Советский террор — это идеологический метод государственного управления страной. Он начался с Октябрьского переворота и продолжался до последних корчей советского строя. Террор немыслимый, всеохватывающий, всепроникающий! И если искать свирепых предшественников этого метода, то нужно обратиться к древней истории Египта, или Китая, или империи инков, стран с образцовым тоталитарным режимом. Об этом в свое время убедительно писал знаменитый американский историк профессор Мартин Малиа в книге «К пониманию русской революции» (которую, между прочим, я перевел на русский язык). Климат бесчеловечности, царивший в тридцатые годы, стал очевиден даже для его создателей, которые захотели после смерти тирана спокойно возвращаться домой после бесславных трудов, а не отправляться на расстрел в лубянские подвалы. Так возникла оттепель, о которой вы упомянули, — сокращение радиуса террора, отнюдь не его исчезновение.
Эта оттепель не возвещала весны, однако позволила многим выработать противоядие от бубонной чумы, но при одном непременном условии: тот, кто питал здоровое отвращение к этому брутальному режиму, кто онтологически чувствовал себя не способным войти в советскую систему, должен был заранее исключить себя из сферы лакомых мест и прибыльных синекур государства. Осознать себя в общественном отношении человеком второго или десятого сорта, со всеми вытекающими последствиями.
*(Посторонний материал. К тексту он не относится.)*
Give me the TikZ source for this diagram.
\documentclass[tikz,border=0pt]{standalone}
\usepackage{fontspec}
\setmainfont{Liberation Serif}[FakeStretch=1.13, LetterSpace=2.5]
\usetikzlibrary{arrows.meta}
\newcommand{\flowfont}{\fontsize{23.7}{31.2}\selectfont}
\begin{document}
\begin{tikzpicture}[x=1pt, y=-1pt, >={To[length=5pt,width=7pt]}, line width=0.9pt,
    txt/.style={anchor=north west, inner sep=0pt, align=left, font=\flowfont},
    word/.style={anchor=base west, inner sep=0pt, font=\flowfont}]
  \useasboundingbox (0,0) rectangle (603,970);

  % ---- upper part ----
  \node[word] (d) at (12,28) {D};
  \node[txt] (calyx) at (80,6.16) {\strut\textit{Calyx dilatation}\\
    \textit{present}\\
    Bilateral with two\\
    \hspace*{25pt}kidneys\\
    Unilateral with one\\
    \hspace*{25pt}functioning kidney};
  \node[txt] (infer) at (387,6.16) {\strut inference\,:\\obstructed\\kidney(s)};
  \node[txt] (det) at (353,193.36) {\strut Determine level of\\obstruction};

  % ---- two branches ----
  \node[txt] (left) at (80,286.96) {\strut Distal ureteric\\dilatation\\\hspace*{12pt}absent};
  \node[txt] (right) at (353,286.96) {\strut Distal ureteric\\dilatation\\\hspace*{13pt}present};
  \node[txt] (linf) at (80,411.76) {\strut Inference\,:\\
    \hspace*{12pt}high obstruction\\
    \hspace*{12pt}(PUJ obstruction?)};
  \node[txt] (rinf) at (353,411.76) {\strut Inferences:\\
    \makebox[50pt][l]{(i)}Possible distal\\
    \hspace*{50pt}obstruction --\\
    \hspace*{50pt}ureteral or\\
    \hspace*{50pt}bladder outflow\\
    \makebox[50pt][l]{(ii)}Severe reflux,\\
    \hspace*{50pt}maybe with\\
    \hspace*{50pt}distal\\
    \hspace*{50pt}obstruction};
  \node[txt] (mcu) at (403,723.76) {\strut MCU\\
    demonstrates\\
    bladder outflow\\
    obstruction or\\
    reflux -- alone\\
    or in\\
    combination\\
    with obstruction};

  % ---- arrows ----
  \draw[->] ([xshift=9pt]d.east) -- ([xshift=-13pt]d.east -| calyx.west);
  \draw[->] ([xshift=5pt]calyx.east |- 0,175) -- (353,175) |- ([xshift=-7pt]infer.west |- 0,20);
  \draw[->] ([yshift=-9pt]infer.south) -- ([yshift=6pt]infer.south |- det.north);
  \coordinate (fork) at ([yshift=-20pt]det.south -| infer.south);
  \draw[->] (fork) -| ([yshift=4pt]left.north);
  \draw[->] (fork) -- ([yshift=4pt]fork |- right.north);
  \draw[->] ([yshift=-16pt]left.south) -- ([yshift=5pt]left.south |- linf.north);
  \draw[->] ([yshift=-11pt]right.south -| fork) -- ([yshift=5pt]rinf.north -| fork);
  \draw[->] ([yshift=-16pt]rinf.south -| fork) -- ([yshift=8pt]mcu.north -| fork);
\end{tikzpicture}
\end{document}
Отказаться от печатания или ограничиться переводами. Или трудиться за ничтожную плату ночным сторожем, санитаром, корректором, дворником. Не грезить ни о какой карьере. Быть незаметным и не замечать их. Писать только свое и только о своем.
Разумеется, для многих этот путь был невыносим — прежде всего семья, «большое зло», как задорно воскликнул молодой Пушкин, амбиции, жизненные трудности подвигали многих к двоению. Хотя я сам это sine qua non редко нарушал, работая и санитаром, и корректором, и рабочим, я знал людей, для которых это двоение стало подлинным терзанием. В самом деле, трудно писать книги о «великих революционерах», c их баснословными тиражами и, соответственно, гонорарами, когда, в сущности, вам хочется с удовольствием плевать на этих сент-жюстов, маратов и прочих мерзавцев. Печально писать драму о Жанне д’Арк, в которой легендарная воительница представлена как похотливая революционная маркитантка, и при этом с упоением проводить ночи за чтением Пруста. Осудительно и незабавно переводить несколько глав романа Роже Вайяна «Странная война» — шедевр бездарности, — и я надеюсь, что у переводчика (а им был я) за это отсохнет правая длань на Страшном суде.
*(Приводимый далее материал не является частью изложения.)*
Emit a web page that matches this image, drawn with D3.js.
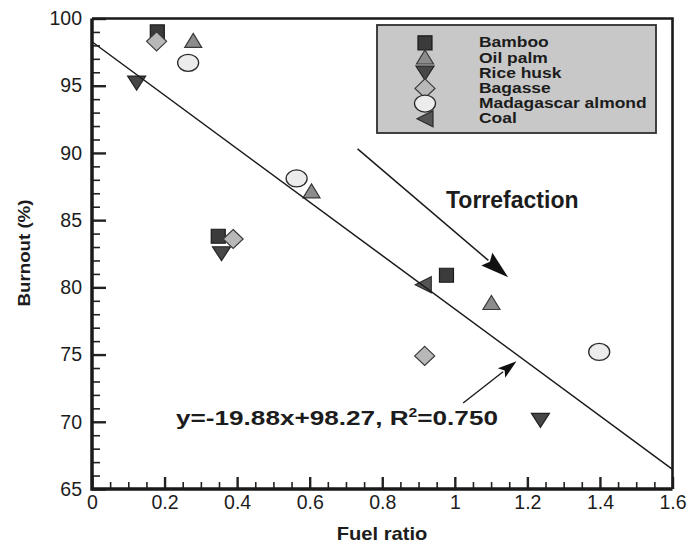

Если прибавить к этому несколько драматических обстоятельств моей личной жизни, то можете себе представить, каким веселым было мое советское существование. Но такой же «веселой» была жизнь многих моих современников.
— И все-таки от периода, о котором идет речь, в истории русской культуры осталось немало ценного. Это эпоха поздних Пастернака и Ахматовой, эпоха, когда создавались произведения, принесшие славу Солженицыну. Я называю лишь несколько наиболее известных имен и только из области литературы.
— Творчество и социальные условия творца поддерживают между собой замысловатые и запутанные отношения. Было бы абсурдно утверждать, что свобода и благополучие всегда способствуют рождению шедевров.
Разумеется, отрадно, что Флобер провел всю жизнь в своем имении Круассе близ Руана, избавленный от материальных забот (кроме последних четырех лет), и раз в шесть лет издавал книгу, от которой до сих пор возникает головокружительное восхищение. Но наиболее гармоничные и философские стихи Андре Шенье написал в тюрьме в ожидании гильотины.
«Огненные девы» Нерваля, самая музыкальная и загадочная проза французской литературы XIX века, писалась поэтом, который влачил существование клошара.
Многие и, замечу, лучшие стихи сборников Верлена («Мудрость», «Прежде и недавно», «Параллельно») родились в бельгийских тюрьмах — сперва в Пети-Карм, затем в Мон, «Сезон в аду» Рембо — в нищенском блуждании между Парижем, Шарлевилем и Рош.